County Flags flying in Parliament Square, London, July 2019
Oooh, Granny does love a good flag! What a brilliant idea to hang 50 of the county flags of England, Scotland and Wales together in Parliament Square to mark Historic County Flags day. What a lovely sight! The display between 23 and 26th July, formed part of national festivities taking place across the country. Government has just made it easier for local authorities to mark its boundaries with road signs and to fly county flags whenever possible without having to apply for strict planning permissions and I for one, hope it generates much interest.
Here in East Anglia we have some lovely flags though I am a bit miffed that the lovely red heading (chief) on Norfolk County Council's arms has been left off the new county design. I think visually they've missed a trick though it seems according to the official information below that it was quite a late addition to the arms.
Among the fifty flags displayed there were some new designs but in the main, they are flags previously associated with their counties and often have links to prominent families that have helped shape a particular region such as Norfolk.
NORFOLK: This design is the banner of the arms attributed to Ralph (Ranulph) de Gael (de Guader), first Earl of Norfolk (1071-1075). The de Gael banner has been used to represent the county throughout the centuries and forms the basis of many county society emblems. In 1904 the de Gael arms formed the basis of the county council arms, however the red chief with royal emblems were added by request of King Edward VII.
The SUFFOLK flag features the crown and crossed arrows attributed to St Edmund.
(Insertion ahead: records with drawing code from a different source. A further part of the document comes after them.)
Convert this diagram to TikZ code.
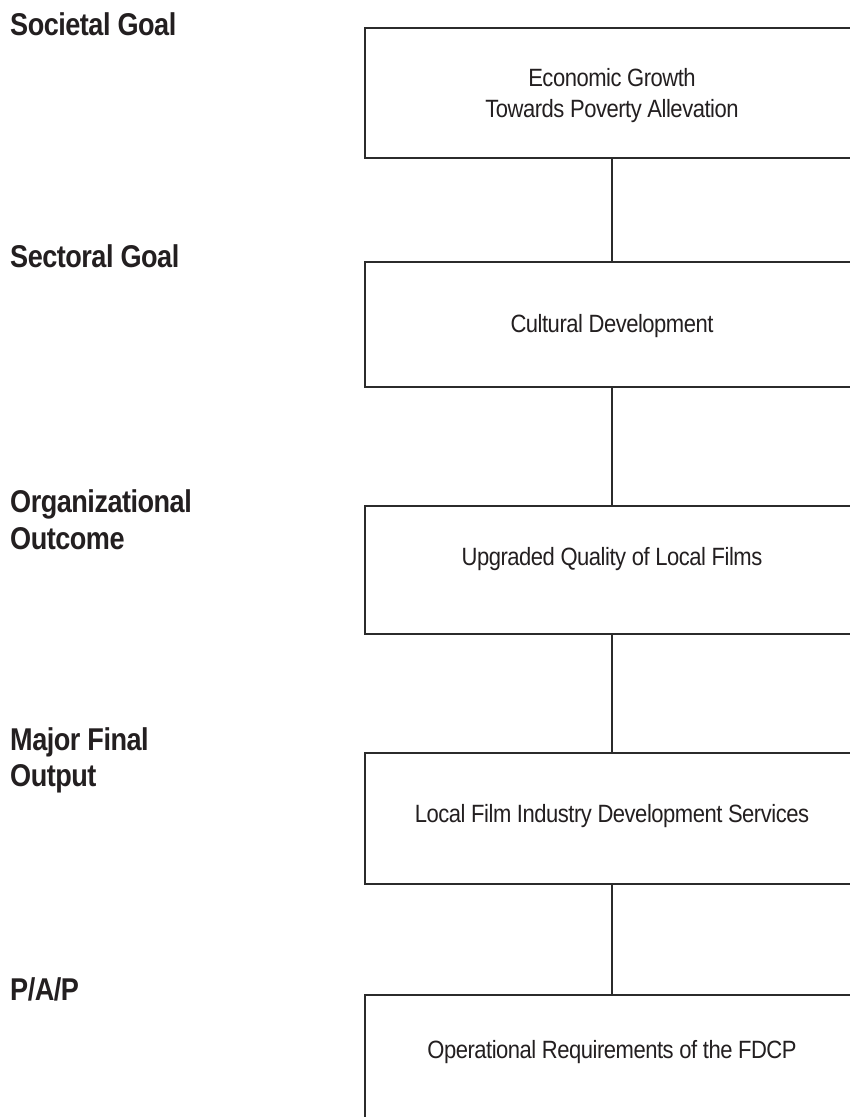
\documentclass[tikz,border=0pt]{standalone}
\usepackage{fontspec}
\newfontfamily\boxfont[FakeStretch=0.88,LetterSpace=-1.9]{Liberation Sans}
\newfontfamily\labfont[FakeStretch=0.86,LetterSpace=-1.6]{Liberation Sans}
\definecolor{ink}{HTML}{231F20}
\definecolor{rule}{HTML}{2B2B2B}
\begin{document}
\begin{tikzpicture}[x=1pt,y=-1pt,
  box/.style={draw=rule, line width=2.2pt, rectangle, minimum width=494pt, inner sep=0pt},
  conn/.style={draw=rule, line width=2pt},
  boxtext/.style={anchor=base, inner sep=0pt, text=ink, font=\boxfont\fontsize{25}{31}\selectfont},
  labtext/.style={anchor=base west, inner sep=0pt, text=ink, font=\labfont\bfseries\fontsize{31.5}{37}\selectfont}]
\useasboundingbox (0,0) rectangle (850,1117);
\fill[white] (0,0) rectangle (850,1117);
\clip (0,0) rectangle (850,1117);
% boxes
\node[box, minimum height=130pt] (b1) at (612,93) {};
\node[box, minimum height=125pt] (b2) at (612,324.5) {};
\node[box, minimum height=128pt] (b3) at (612,570) {};
\node[box, minimum height=131pt] (b4) at (612,818.5) {};
\node[box, minimum height=130pt] (b5) at (612,1060) {};
% connectors
\draw[conn] (b1.south) -- (b2.north);
\draw[conn] (b2.south) -- (b3.north);
\draw[conn] (b3.south) -- (b4.north);
\draw[conn] (b4.south) -- (b5.north);
% box texts
\node[boxtext] (t1a) at (612,86) {Economic Growth};
\node[boxtext] (t1b) at (612,117) {Towards Poverty Allevation};
\node[boxtext] (t2) at (612,332) {Cultural Development};
\node[boxtext] (t3) at (612,565) {Upgraded Quality of Local Films};
\node[boxtext] (t4) at (612,822) {Local Film Industry Development Services};
\node[boxtext] (t5) at (612,1058) {Operational Requirements of the FDCP};
% level labels
\node[labtext] (l1) at (10,35) {Societal Goal};
\node[labtext] (l2) at (10,267) {Sectoral Goal};
\node[labtext] (l3a) at (10,512) {Organizational};
\node[labtext] (l3b) at (10,549) {Outcome};
\node[labtext] (l4a) at (10,750) {Major Final};
\node[labtext] (l4b) at (10,786) {Output};
\node[labtext] (l5) at (10,1000) {P/A/P};
\end{tikzpicture}
\end{document}
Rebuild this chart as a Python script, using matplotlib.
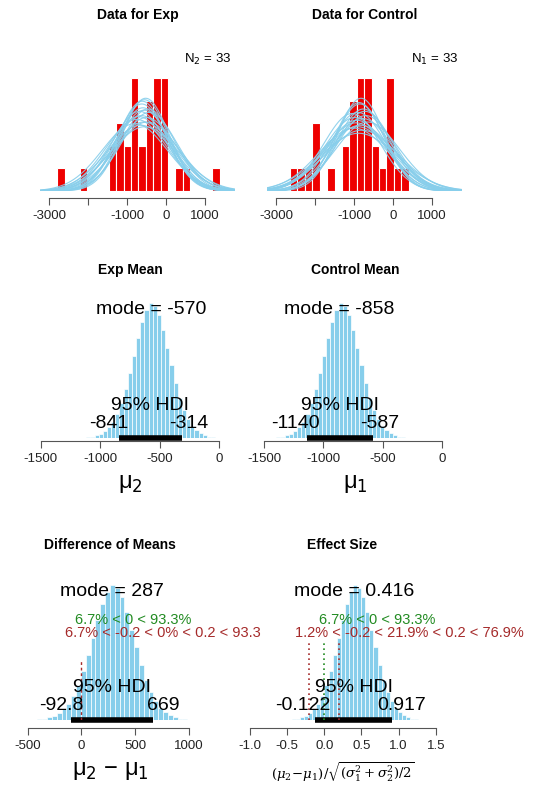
import matplotlib
matplotlib.use("Agg")
import matplotlib.pyplot as plt
import numpy as np

plt.rcParams['font.family'] = ['Liberation Sans', 'DejaVu Sans']

W, H = 540, 797

# --- data panels (counts per bin) ---
exp_bin_start, exp_bin_width = -2700, 190
exp_counts = [1, 0, 0, 1, 0, 0, 0, 2, 3, 2, 5, 2, 4, 5, 5, 0, 1, 1, 0, 0, 0, 1]
ctl_bin_start, ctl_bin_width = -2545, 190
ctl_counts = [1, 1, 1, 3, 0, 1, 0, 2, 4, 5, 5, 2, 1, 5, 1, 1]

# posterior predictive curves (mu, sigma)
exp_mu = [-620, -560, -700, -480, -520, -650, -590, -430, -750, -540, -610, -680, -500, -570, -460, -800, -630, -550]
exp_sigma = [650, 700, 760, 820, 610, 860, 680, 720, 790, 880, 630, 710, 770, 820, 690, 840, 750, 620]
ctl_mu = [-850, -900, -780, -950, -820, -1000, -700, -880, -760, -930, -840, -1050, -650, -870, -800, -980, -720, -910]
ctl_sigma = [650, 720, 780, 830, 610, 900, 750, 980, 690, 800, 860, 730, 820, 640, 930, 770, 710, 880]

# posterior histograms (relative heights)
post_shape = [1, 1, 2, 3, 5, 8, 12, 18, 26, 36, 48, 61, 74, 86, 95, 100, 98, 91, 80, 67, 54, 41, 30, 21, 14, 9, 6, 4, 2, 1, 1]
exp_mean_start, exp_mean_width = -1100, 35
ctl_mean_start, ctl_mean_width = -1380, 35
diff_start, diff_width = -388, 45
eff_start, eff_width = -0.41, 0.055

RED = '#EE0000'
BLUE = '#87CEEB'
GREEN = '#228B22'
DRED = '#A52A2A'

fig = plt.figure(figsize=(W / 100, H / 100), dpi=100)


def make_ax(x0, x1, ytop, ybot, xlim, ylim):
    ax = fig.add_axes([x0 / W, 1 - ybot / H, (x1 - x0) / W, (ybot - ytop) / H])
    ax.patch.set_visible(False)
    ax.set_xlim(*xlim)
    ax.set_ylim(*ylim)
    for s in ['top', 'right', 'left']:
        ax.spines[s].set_visible(False)
    ax.set_yticks([])
    ax.tick_params(axis='x', labelsize=9.5, length=5, color='#555555', labelcolor='#222222')
    ax.spines['bottom'].set_color('#555555')
    return ax


def centers(start, width, n):
    return start + width * np.arange(n)


def data_panel(ax, start, width, counts, mus, sigmas, ticks, title, nlabel):
    c = centers(start, width, len(counts))
    ax.bar(c, counts, width=width, color=RED, edgecolor='white', linewidth=0.8)
    xs = np.linspace(ax.get_xlim()[0], ax.get_xlim()[1], 300)
    n = sum(counts)
    for m, s in zip(mus, sigmas):
        ax.plot(xs, n * width * np.exp(-0.5 * ((xs - m) / s) ** 2) / (s * np.sqrt(2 * np.pi)),
                color=BLUE, lw=0.8, alpha=0.9)
    ax.set_xticks(ticks)
    ax.set_xticklabels([str(t) for t in ticks])
    ax.spines['bottom'].set_position(('outward', 5))
    ax.spines['bottom'].set_bounds(ticks[0], ticks[-1])
    ax.set_title(title, fontsize=10, fontweight='bold', pad=0, y=1.42)
    ax.text(0.98, 1.06, nlabel, transform=ax.transAxes, ha='right', fontsize=9.5)


def post_panel(ax, start, width, ticks, ticklabels, title, title_y, mode_txt, mode_x,
               hdi, hdi_mid, lo_txt, lo_x, hi_txt, hi_x, xlabel, xlabel_size, outward):
    c = centers(start, width, len(post_shape))
    ax.bar(c, post_shape, width=width, color=BLUE, edgecolor='white', linewidth=0.5)
    ax.plot(hdi, [0, 0], color='black', lw=4, solid_capstyle='butt', clip_on=False)
    ax.text(mode_x, 95, mode_txt, ha='center', va='center', fontsize=14)
    ax.text(hdi_mid, 24, '95% HDI', ha='center', va='center', fontsize=14)
    ax.text(lo_x, 10.5, lo_txt, ha='center', va='center', fontsize=14)
    ax.text(hi_x, 10.5, hi_txt, ha='center', va='center', fontsize=14)
    ax.set_xticks(ticks)
    ax.set_xticklabels(ticklabels)
    ax.spines['bottom'].set_position(('outward', outward))
    ax.spines['bottom'].set_bounds(ticks[0], ticks[-1])
    ax.set_xlabel(xlabel, fontsize=xlabel_size, labelpad=6)
    ax.set_title(title, fontsize=10, fontweight='bold', y=title_y)


# row 1
ax = make_ax(40, 235, 70, 191, (-3245, 1784), (0, 5.35))
data_panel(ax, exp_bin_start, exp_bin_width, exp_counts, exp_mu, exp_sigma,
           [-3000, -2000, -1000, 0, 1000], 'Data for Exp', r'N$_2$ = 33')
ax.set_xticklabels(['-3000', '', '-1000', '0', '1000'])
ax = make_ax(267, 462, 70, 191, (-3231, 1769), (0, 5.35))
data_panel(ax, ctl_bin_start, ctl_bin_width, ctl_counts, ctl_mu, ctl_sigma,
           [-3000, -2000, -1000, 0, 1000], 'Data for Control', r'N$_1$ = 33')
ax.set_xticklabels(['-3000', '', '-1000', '0', '1000'])

# row 2
ylim2 = (0, 100 * 148 / 135)
ax = make_ax(30, 230, 290, 438, (-1590, 92), ylim2)
post_panel(ax, exp_mean_start, exp_mean_width, [-1500, -1000, -500, 0],
           ['-1500', '-1000', '-500', '0'], 'Exp Mean', 1.05, 'mode = -570', -573,
           (-841, -314), -581, '-841', -926, '-314', -251, 'μ$_2$', 17, 2)
ax = make_ax(255, 455, 290, 438, (-1576, 106), ylim2)
post_panel(ax, ctl_mean_start, ctl_mean_width, [-1500, -1000, -500, 0],
           ['-1500', '-1000', '-500', '0'], 'Control Mean', 1.05, 'mode = -858', -864,
           (-1140, -587), -865, '-1140', -1240, '-587', -526, 'μ$_1$', 17, 2)

# row 3
ax = make_ax(15, 205, 572, 720, (-618, 1149), ylim2)
post_panel(ax, diff_start, diff_width, [-500, 0, 500, 1000],
           ['-500', '0', '500', '1000'], 'Difference of Means', 1.10, 'mode = 287', 281,
           (-92.8, 669), 281, '-92.8', -184, '669', 758, 'μ$_2$ − μ$_1$', 17, 6)
ax.plot([0, 0], [0, 44], color=DRED, ls=(0, (2, 2)), lw=1)
ax.text(479, 74, '6.7% < 0 < 93.3%', color=GREEN, ha='center', va='center', fontsize=10.5)
ax.text(758, 64.7, '6.7% < -0.2 < 0% < 0.2 < 93.3', color=DRED, ha='center', va='center',
        fontsize=10.5, clip_on=False)

ax = make_ax(240, 445, 572, 720, (-1.1346, 1.625), ylim2)
post_panel(ax, eff_start, eff_width, [-1.0, -0.5, 0.0, 0.5, 1.0, 1.5],
           ['-1.0', '-0.5', '0.0', '0.5', '1.0', '1.5'], 'Effect Size', 1.10, 'mode = 0.416', 0.40,
           (-0.122, 0.917), 0.40, '-0.122', -0.286, '0.917', 1.042,
           r'$(\mu_2\!-\!\mu_1)/\sqrt{(\sigma_1^2+\sigma_2^2)/2}$', 9.5, 6)
ax.xaxis.label.set_math_fontfamily('dejavuserif')
for xv, col in [(-0.2, DRED), (0.0, GREEN), (0.2, DRED)]:
    ax.plot([xv, xv], [0, 59], color=col, ls=(0, (1, 2)), lw=1.2)
ax.text(0.706, 74, '6.7% < 0 < 93.3%', color=GREEN, ha='center', va='center', fontsize=10.5)
ax.text(1.14, 64.7, '1.2% < -0.2 < 21.9% < 0.2 < 76.9%', color=DRED, ha='center', va='center',
        fontsize=10.5, clip_on=False)

fig.savefig('out.png', dpi=100)
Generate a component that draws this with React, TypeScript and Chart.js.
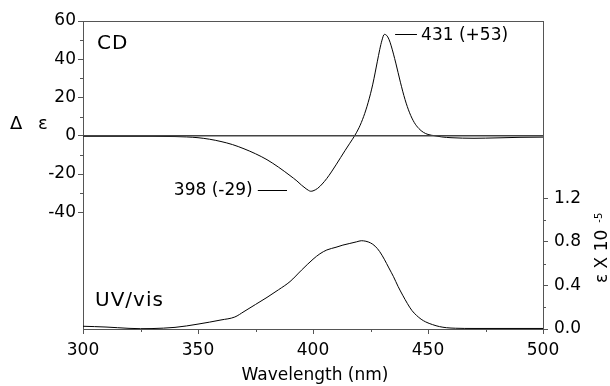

St Edmund was a King of East Anglia who was shot with arrows by vikings, thus explaining the elements of the emblem. At the time the East Anglian capital was in Suffolk and after his death his saintly cult was based in Bury St Edmunds within the county. Over time his emblem has served to become an emblem of the county itself.
The three gold crowns represent East Anglia, in which CAMBRIDGESHIRE is located. They are placed against a blue field which is the same shade used on the East Anglia flag. The wavy lines represent the River Cam and are in the colours of Cambridge University.
And finally, my own birth county of Essex, a very brief description but these are the arms that used to be displayed on my junior school and which impressed me even at that tender age.
The flag of ESSEX is ancient in origin and features three Saxon seaxes on a red field.
Heraldry is so colourful and so full of intrigue, power struggles, war and peace. A very complex subject run under the very strict rules of arms and overseen by the College of Arms in London, founded in 1484 and ever since then has created and maintained official registers of coats of arms, pedigrees and much, much more.
By the way, a vexillologist is a person who studies flags and the word is a synthesis of the Latin word vexillum (flag) and the Greek suffix-logia (study).One who designs flags is a vexillographer, and the art of flag-designing is called vexillography. One who is a hobbyist or general admirer of flags is a vexillophile. You should be able to dine out on that information!